• **What is expected**
Extract the lines from the first one in the records below through the line containing "r !== null);", keeping both ends and leaving out any pictures.

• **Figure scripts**
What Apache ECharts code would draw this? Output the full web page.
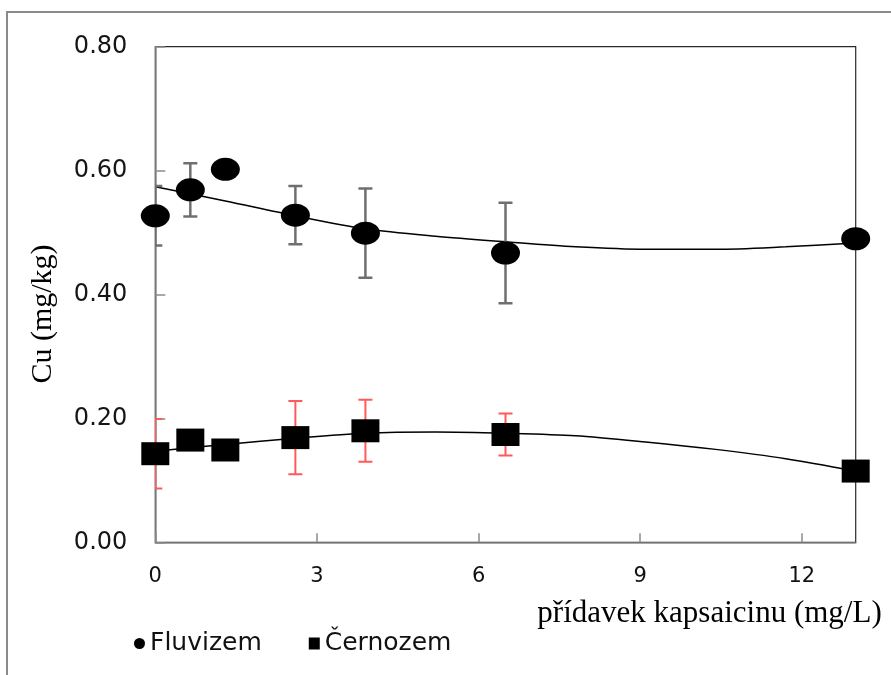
<!DOCTYPE html>
<html>
<head>
<meta charset="utf-8">
<script src="https://cdn.jsdelivr.net/npm/echarts@6/dist/echarts.min.js"></script>
<style>
  html, body { margin: 0; padding: 0; background: #fff; }
  #chart { width: 891px; height: 675px; }
</style>
</head>
<body>
<div id="chart"></div>
<script>
// Capsaicin dose (mg/L)
const doses = [0, 0.65, 1.3, 2.6, 3.9, 6.5, 13];

// Cu content (mg/kg) and standard deviations per soil
const fluvizem = [0.527, 0.569, 0.602, 0.528, 0.499, 0.467, 0.490];
const fluvizemErr = [0.048, 0.043, null, 0.047, 0.072, 0.081, null];
const cernozem = [0.143, 0.165, 0.149, 0.169, 0.180, 0.174, 0.115];
const cernozemErr = [0.056, null, null, 0.059, 0.050, 0.034, null];

// Trend curves sampled along the dose axis
const trendX = [0, 1.3, 2.6, 3.9, 5.2, 6.5, 7.8, 9.1, 10.4, 11.7, 13];
const fluvizemTrend = [0.574, 0.551, 0.527, 0.506, 0.494, 0.485, 0.477, 0.473, 0.473, 0.477, 0.483];
const cernozemTrend = [0.147, 0.158, 0.168, 0.176, 0.178, 0.176, 0.172, 0.162, 0.150, 0.135, 0.115];

const xTicks = [0, 3, 6, 9, 12];
const yTicks = [0, 0.2, 0.4, 0.6, 0.8];

const seriesNames = ['Fluvizem', 'Černozem'];
const xTitle = 'přídavek kapsaicinu (mg/L)';
const yTitle = 'Cu (mg/kg)';

const pairs = (xs, ys) => xs.map((x, i) => [x, ys[i]]);
const errRows = (vals, errs) => doses
  .map((x, i) => errs[i] == null ? null : [x, vals[i] - errs[i], vals[i] + errs[i]])
  .filter(r => r !== null);

// Vertical whisker with caps; caps are trimmed at the plot's left edge
function errorBar(color, width) {
  return function (params, api) {
    const x = api.value(0);
    const top = api.coord([x, api.value(2)]);
    const bot = api.coord([x, api.value(1)]);
    const left = params.coordSys.x;
    const half = 7;
    const x1 = Math.max(top[0] - half, left);
    const x2 = top[0] + half;
    const style = { stroke: color, lineWidth: width };
    return {
      type: 'group',
      children: [
        { type: 'line', shape: { x1: top[0], y1: top[1], x2: bot[0], y2: bot[1] }, style },
        { type: 'line', shape: { x1: x1, y1: top[1], x2: x2, y2: top[1] }, style },
        { type: 'line', shape: { x1: x1, y1: bot[1], x2: x2, y2: bot[1] }, style }
      ]
    };
  };
}

const chart = echarts.init(document.getElementById('chart'), null, { renderer: 'canvas' });

const sans = 'DejaVu Sans';
const serif = 'Liberation Serif';

chart.setOption({
  animation: false,
  backgroundColor: '#fff',
  graphic: [{
    type: 'rect',
    shape: { x: 7, y: 12, width: 900, height: 700 },
    style: { fill: 'none', stroke: '#8a8a8a', lineWidth: 2 },
    silent: true
  }],
  grid: {
    left: 155.3, right: 35.3, top: 46.7, bottom: 132.7,
    show: true, borderColor: '#2a2a2a', borderWidth: 1.2, backgroundColor: 'transparent'
  },
  legend: {
    left: 134, top: 631, padding: 0,
    itemWidth: 11, itemHeight: 12, itemGap: 47,
    textStyle: { fontFamily: sans, fontSize: 25, color: '#111' },
    data: [
      { name: seriesNames[0], icon: 'circle' },
      { name: seriesNames[1], icon: 'rect' }
    ]
  },
  xAxis: {
    type: 'value', min: 0, max: 13, interval: 3,
    name: xTitle, nameLocation: 'end', nameGap: 26,
    nameTextStyle: {
      fontFamily: serif, fontSize: 31, color: '#000',
      align: 'right', verticalAlign: 'top', padding: [56, 0, 0, 0]
    },
    axisLine: { lineStyle: { color: '#8c8c8c', width: 1.5 } },
    axisTick: { inside: true, length: 9, lineStyle: { color: '#8c8c8c', width: 1.5 } },
    axisLabel: {
      margin: 24, fontFamily: sans, fontSize: 21, color: '#111',
      showMaxLabel: false,
      formatter: v => xTicks.includes(v) ? String(v) : ''
    },
    splitLine: { show: false }
  },
  yAxis: {
    type: 'value', min: 0, max: 0.8, interval: 0.2,
    name: yTitle, nameLocation: 'middle', nameGap: 97, nameRotate: 90,
    nameTextStyle: {
      fontFamily: serif, fontSize: 30, color: '#000', padding: [0, 39, 0, 0]
    },
    axisLine: { show: true, lineStyle: { color: '#8c8c8c', width: 1.5 } },
    axisTick: { show: true, inside: true, length: 10, lineStyle: { color: '#8c8c8c', width: 1.5 } },
    axisLabel: {
      margin: 28, fontFamily: sans, fontSize: 24, color: '#151515',
      formatter: v => yTicks.some(t => Math.abs(t - v) < 1e-9) ? v.toFixed(2) : ''
    },
    splitLine: { show: false }
  },
  series: [
    {
      name: 'Fluvizem trend', type: 'line', data: pairs(trendX, fluvizemTrend),
      smooth: 0.3, showSymbol: false, symbol: 'none', silent: true,
      lineStyle: { color: '#000', width: 1.5 }, z: 2
    },
    {
      name: 'Černozem trend', type: 'line', data: pairs(trendX, cernozemTrend),
      smooth: 0.3, showSymbol: false, symbol: 'none', silent: true,
      lineStyle: { color: '#000', width: 1.5 }, z: 2
    },
    {
      name: 'Fluvizem SD', type: 'custom', data: errRows(fluvizem, fluvizemErr),
      renderItem: errorBar('#6f6f6f', 2.5), encode: { x: 0, y: [1, 2] },
      clip: true, silent: true, z: 3
    },
    {
      name: 'Černozem SD', type: 'custom', data: errRows(cernozem, cernozemErr),
      renderItem: errorBar('#ff5a5a', 2), encode: { x: 0, y: [1, 2] },
      clip: true, silent: true, z: 3
    },
    {
      name: seriesNames[0], type: 'scatter', data: pairs(doses, fluvizem),
      symbol: 'circle', symbolSize: [29, 23],
      itemStyle: { color: '#000', opacity: 1 }, clip: false, z: 5
    },
    {
      name: seriesNames[1], type: 'scatter', data: pairs(doses, cernozem),
      symbol: 'rect', symbolSize: [28, 23],
      itemStyle: { color: '#000', opacity: 1 }, clip: false, z: 5
    }
  ]
});
</script>
</body>
</html>
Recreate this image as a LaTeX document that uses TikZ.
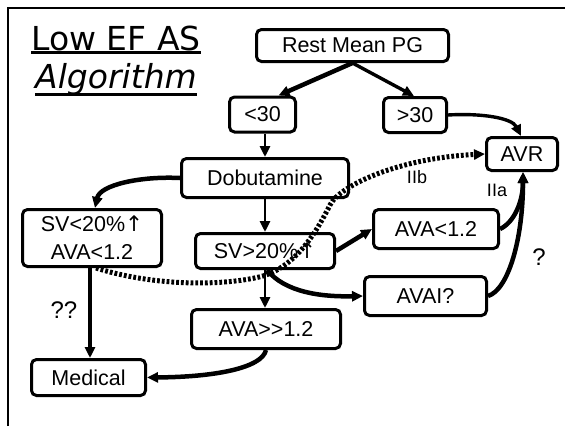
\documentclass[tikz,border=0pt]{standalone}
\usepackage{fontspec}
\setmainfont{Liberation Sans}[Ligatures=TeXOff]
\newfontfamily\titlefont{DejaVu Sans}
\newfontfamily\symfont{DejaVu Sans}
\usetikzlibrary{arrows.meta}
\newcommand\myul[2]{\setbox0\hbox{#2}\rlap{\rule[-#1]{\wd0}{3pt}}\box0}
\begin{document}
\begin{tikzpicture}[x=1pt,y=-1pt,
  box/.style={draw, line width=3pt, rounded corners=5pt, inner sep=0pt,
    font=\fontsize{21.5}{28}\selectfont, align=center},
  tip/.style={-{Triangle[length=11pt,width=10pt]}},
  lwa/.style={line width=2.8pt},
  lwb/.style={line width=3.4pt},
  lwc/.style={line width=4.5pt},
  dotline/.style={line width=5pt, dash pattern=on 2.8pt off 2pt},
  lbl/.style={inner sep=0pt, font=\fontsize{18}{18}\selectfont},
  qlbl/.style={inner sep=0pt, font=\fontsize{24}{24}\selectfont}
]
\useasboundingbox (0,0) rectangle (565,426);
% frame
\draw[line width=2.5pt] (8,426) -- (8,8) -- (565,8);
% title
\node[anchor=base, inner sep=0pt, font=\titlefont\fontsize{33}{40}\selectfont] (t1) at (116,50) {\myul{4pt}{Low EF AS}};
\node[anchor=base, inner sep=0pt, font=\titlefont\itshape\fontsize{33}{40}\selectfont] (t2) at (116,88) {\myul{8pt}{Algorithm}};
% nodes
\node[box, minimum width=192pt, minimum height=32pt] (rest) at (352.5,45.5) {Rest Mean PG};
\node[box, minimum width=66pt, minimum height=35pt] (lt30) at (262.5,114.5) {<30};
\node[box, minimum width=63pt, minimum height=35pt] (gt30) at (415,115) {>30};
\node[box, minimum width=71pt, minimum height=33pt] (avr) at (522,154) {AVR};
\node[box, minimum width=167pt, minimum height=39pt] (dob) at (265,178) {Dobutamine};
\node[box, minimum width=139pt, minimum height=57pt] (sv1) at (92,238) {SV<20\%{\symfont ↑}\\AVA<1.2};
\node[box, minimum width=139pt, minimum height=35pt] (sv2) at (265,251) {SV>20\%{\symfont ↑}};
\node[box, minimum width=125pt, minimum height=39pt] (ava1) at (436,229) {AVA<1.2};
\node[box, minimum width=122pt, minimum height=39pt] (avai) at (425.5,296) {AVAI?};
\node[box, minimum width=149pt, minimum height=39pt] (ava2) at (266,329) {AVA>{}>1.2};
\node[box, minimum width=114pt, minimum height=36pt] (med) at (88.5,377.5) {Medical};
% labels
\node[lbl] (lIIb) at (417,177) {IIb};
\node[lbl] (lIIa) at (497,190) {IIa};
\node[qlbl] (lq) at (539,257) {?};
\node[qlbl] (lqq) at (64,310) {??};
% connectors
\draw[lwc, tip] (rest.south) -- ([xshift=16pt]lt30.north);
\draw[lwb, tip] (rest.south) -- ([xshift=-1pt]gt30.north);
\draw[lwb, tip] (gt30.east) .. controls (482,113) and (512,118) .. ([xshift=-1pt]avr.north);
\draw[lwa, tip] (lt30.south -| dob.north) -- (dob.north);
\draw[lwc, tip] (dob.west) .. controls (140,176) and (100,185) .. ([xshift=3pt]sv1.north);
\draw[lwa, tip] (dob.south) -- (sv2.north);
\draw[lwc, tip] (sv2.east) -- (ava1.west);
\draw[lwc, tip] ([xshift=2pt]sv2.south) .. controls (285,292) and (320,297) .. (avai.west);
\draw[lwa, tip] (sv2.south) -- (sv2.south |- ava2.north);
\draw[lwc, tip] (ava2.south) .. controls (262,368) and (215,377) .. (med.east);
\draw[lwc, tip] ([xshift=-2pt]sv1.south) -- ([xshift=1.5pt]med.north);
\draw[lwc, tip] (ava1.east) .. controls (515,222) and (523,200) .. ([xshift=1pt]avr.south);
\draw[lwc, tip] (avai.east) .. controls (508,290) and (523,240) .. ([xshift=1pt]avr.south);
\draw[dotline, tip] ([xshift=4pt]sv1.south) .. controls (160,288) and (230,285) .. (263,276)
  .. controls (295,266) and (315,235) .. (330,205)
  .. controls (340,185) and (400,158) .. (avr.west);
\end{tikzpicture}
\end{document}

• **Response for this exercise**
What Apache ECharts code would draw this? Output the full web page.
<!DOCTYPE html>
<html>
<head>
<meta charset="utf-8">
<script src="https://cdn.jsdelivr.net/npm/echarts@6/dist/echarts.min.js"></script>
<style>
  html, body { margin: 0; padding: 0; background: #fff; }
  #chart { width: 891px; height: 675px; }
</style>
</head>
<body>
<div id="chart"></div>
<script>
// Capsaicin dose (mg/L)
const doses = [0, 0.65, 1.3, 2.6, 3.9, 6.5, 13];

// Cu content (mg/kg) and standard deviations per soil
const fluvizem = [0.527, 0.569, 0.602, 0.528, 0.499, 0.467, 0.490];
const fluvizemErr = [0.048, 0.043, null, 0.047, 0.072, 0.081, null];
const cernozem = [0.143, 0.165, 0.149, 0.169, 0.180, 0.174, 0.115];
const cernozemErr = [0.056, null, null, 0.059, 0.050, 0.034, null];

// Trend curves sampled along the dose axis
const trendX = [0, 1.3, 2.6, 3.9, 5.2, 6.5, 7.8, 9.1, 10.4, 11.7, 13];
const fluvizemTrend = [0.574, 0.551, 0.527, 0.506, 0.494, 0.485, 0.477, 0.473, 0.473, 0.477, 0.483];
const cernozemTrend = [0.147, 0.158, 0.168, 0.176, 0.178, 0.176, 0.172, 0.162, 0.150, 0.135, 0.115];

const xTicks = [0, 3, 6, 9, 12];
const yTicks = [0, 0.2, 0.4, 0.6, 0.8];

const seriesNames = ['Fluvizem', 'Černozem'];
const xTitle = 'přídavek kapsaicinu (mg/L)';
const yTitle = 'Cu (mg/kg)';

const pairs = (xs, ys) => xs.map((x, i) => [x, ys[i]]);
const errRows = (vals, errs) => doses
  .map((x, i) => errs[i] == null ? null : [x, vals[i] - errs[i], vals[i] + errs[i]])
  .filter(r => r !== null);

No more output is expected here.